Her source of inspiration
My inspiration is definitely my father. In an era when the society was biased and it was hard to earn a decent meal, my baba always made sure that no one remained unfed or was unhealthy. He worked hard. He accepted who I was. Never once in my life did he make me feel disappointed in myself. Sending me away to work as a house-help was a decision he was forced to make, as he really wanted me to get a good education and he was unable to afford it. Sometimes I wonder how proud he would have been if he could see me now. At a time when the society looked down upon the likes of me, my dad understood and respected me. He’s been gone for two years but he’s still my biggest source of inspiration. He taught me that you don’t have to be rich or educated to accept humanity in its various forms.
Her opinion on gender
I will say that all of us are born equal. People shouldn’t be judged on the basis of their gender. If you have to judge, judge them on the basis of how they behave or present themselves, or how they are at work. Our culture has accepted just two gender forms and that too given the high status to men. Women are still ‘fighting’ for their ‘rights’ and in many professional arenas, men tend to get better pay, better facilities than their female colleagues simply because of their ‘gender’. In such a scenario, the LGBTI community will never be fully accepted and integrated in the society.
I remember walking on the streets and encountering people who would tell their kids to call me names like Chakka, Hidaja and so on. I used to feel bad about it but more than that, I felt bad about the way the child was being raised. When parents don’t teach kids the value of respect, they will grow up to become selfish, inconsiderate human beings and that’s a sad thing. Respect is an important virtue. If you know how to respect people, you will respect them despite their gender and the world will be a better place that way.

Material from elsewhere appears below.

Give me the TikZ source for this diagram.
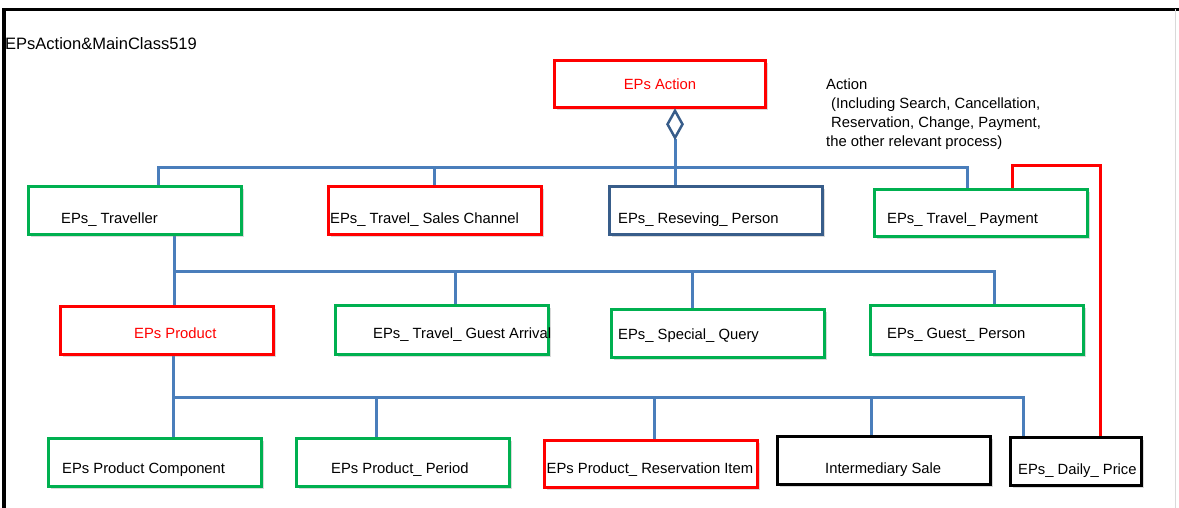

Where she sees herself in 10 years
I want to further hone my makeup skills and be a better makeup artist. I also want to be involved in social activities with the LGBTI community and also try and help the society to, at least, learn to accept us. Personally, I think it would be much easier for people of my community if there were a bar or restaurant catering specially to us. In Nepal’s context, we still have a lot to accomplish before that happens but I want to open a bar for the LGBTI community just to create a place where they can feel safe and comfortable and not worry about their families and the society at large while meeting new people.